*Direction:*
Everything from the first line of the data through the line with "const cpExperimental = [0.614, 0.840, 0.979];" is to be echoed exactly, minus the pictures.

*Provided data:*
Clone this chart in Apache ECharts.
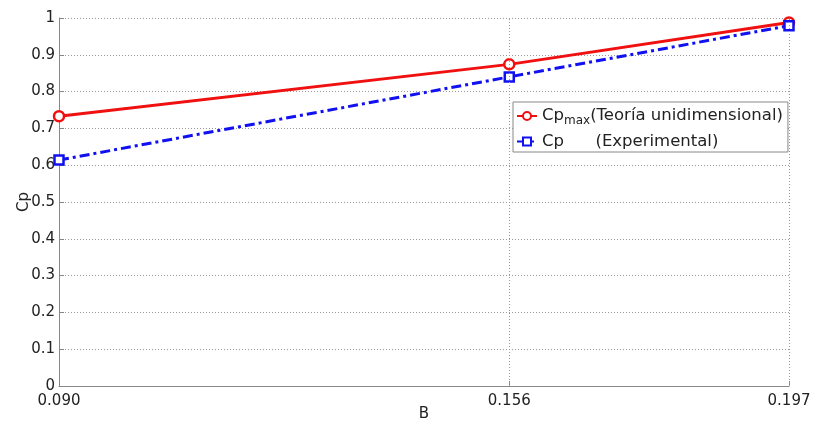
<!DOCTYPE html>
<html><head><meta charset="utf-8">
<script src="https://cdn.jsdelivr.net/npm/echarts@6/dist/echarts.min.js"></script>
<style>html,body{margin:0;padding:0;background:#fff}#c{width:813px;height:422px}</style>
</head><body><div id="c"></div>
<script>
const bValues = [0.090, 0.156, 0.197];
const xTickLabels = ['0.090', '0.156', '0.197'];
const cpMaxTeoria = [0.733, 0.874, 0.988];
const cpExperimental = [0.614, 0.840, 0.979];

const font = 'DejaVu Sans';
const chart = echarts.init(document.getElementById('c'));
chart.setOption({
  animation: false,
  textStyle: {fontFamily: font},
  grid: {left: 59, right: 24, top: 18, bottom: 36, show: false, containLabel: false, outerBoundsMode: 'none'},
  legend: {
    left: 513, top: 102, orient: 'vertical',
    backgroundColor: '#fff', borderColor: '#888', borderWidth: 1,
    padding: [3, 5, 2, 3], itemGap: 6, itemWidth: 20, itemHeight: 10,
    textStyle: {fontFamily: font, fontSize: 16.5, color: '#222',
      rich: {
        a: {fontSize: 16.5, fontFamily: font, color: '#222', lineHeight: 22},
        sub: {fontSize: 12, fontFamily: font, color: '#222', lineHeight: 22, padding: [10, 0, 0, 0]}
      }
    },
    formatter: function (name) {
      if (name === 'max') return '{a|Cp}{sub|max}{a|(Teoría unidimensional)}';
      return '{a|Cp      (Experimental)}';
    },
    data: ['max', 'exp']
  },
  xAxis: {
    type: 'value', min: 0.09, max: 0.197,
    name: 'B', nameLocation: 'middle', nameGap: 21, nameMoveOverlap: false,
    nameTextStyle: {fontSize: 15, color: '#222', fontFamily: font},
    axisLine: {lineStyle: {color: '#888'}},
    axisTick: {inside: true, length: 5, lineStyle: {color: '#888'}, customValues: bValues},
    axisLabel: {customValues: bValues, fontSize: 15, color: '#222', margin: 8,
      formatter: function (v) { const i = bValues.findIndex(b => Math.abs(b - v) < 1e-6); return i >= 0 ? xTickLabels[i] : ''; }},
    splitLine: {show: false}
  },
  yAxis: {
    type: 'value', min: 0, max: 1, interval: 0.1,
    name: 'Cp', nameLocation: 'middle', nameGap: 27, nameMoveOverlap: false,
    nameTextStyle: {fontSize: 15, color: '#222', fontFamily: font},
    axisLine: {show: true, lineStyle: {color: '#888'}},
    axisTick: {show: true, inside: true, length: 5, lineStyle: {color: '#888'}},
    axisLabel: {fontSize: 15, color: '#222', margin: 4,
      formatter: function (v) { return String(+v.toFixed(1)); }},
    splitLine: {show: true, lineStyle: {color: '#999', type: [1, 2], width: 1}}
  },
  series: [
    {
      name: 'max', type: 'line',
      data: bValues.map((b, i) => [b, cpMaxTeoria[i]]),
      symbol: 'circle', symbolSize: 10,
      itemStyle: {color: '#fff', borderColor: '#f01010', borderWidth: 2.5},
      lineStyle: {color: '#f01010', width: 3},
      z: 3,
      markLine: {
        silent: true, symbol: 'none', label: {show: false}, precision: 4,
        lineStyle: {color: '#999', type: [1, 2], width: 1},
        data: bValues.slice(1).map(b => [{coord: [b, 0]}, {coord: [b, 1]}])
      }
    },
    {
      name: 'exp', type: 'line',
      data: bValues.map((b, i) => [b, cpExperimental[i]]),
      symbol: 'rect', symbolSize: 9,
      itemStyle: {color: '#fff', borderColor: '#1010f0', borderWidth: 2.5},
      lineStyle: {color: '#1010f0', width: 3, type: [10, 4, 3, 4]},
      z: 4
    }
  ]
});
</script>
</body></html>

*Expected answer:*
Clone this chart in Apache ECharts.
<!DOCTYPE html>
<html><head><meta charset="utf-8">
<script src="https://cdn.jsdelivr.net/npm/echarts@6/dist/echarts.min.js"></script>
<style>html,body{margin:0;padding:0;background:#fff}#c{width:813px;height:422px}</style>
</head><body><div id="c"></div>
<script>
const bValues = [0.090, 0.156, 0.197];
const xTickLabels = ['0.090', '0.156', '0.197'];
const cpMaxTeoria = [0.733, 0.874, 0.988];
const cpExperimental = [0.614, 0.840, 0.979];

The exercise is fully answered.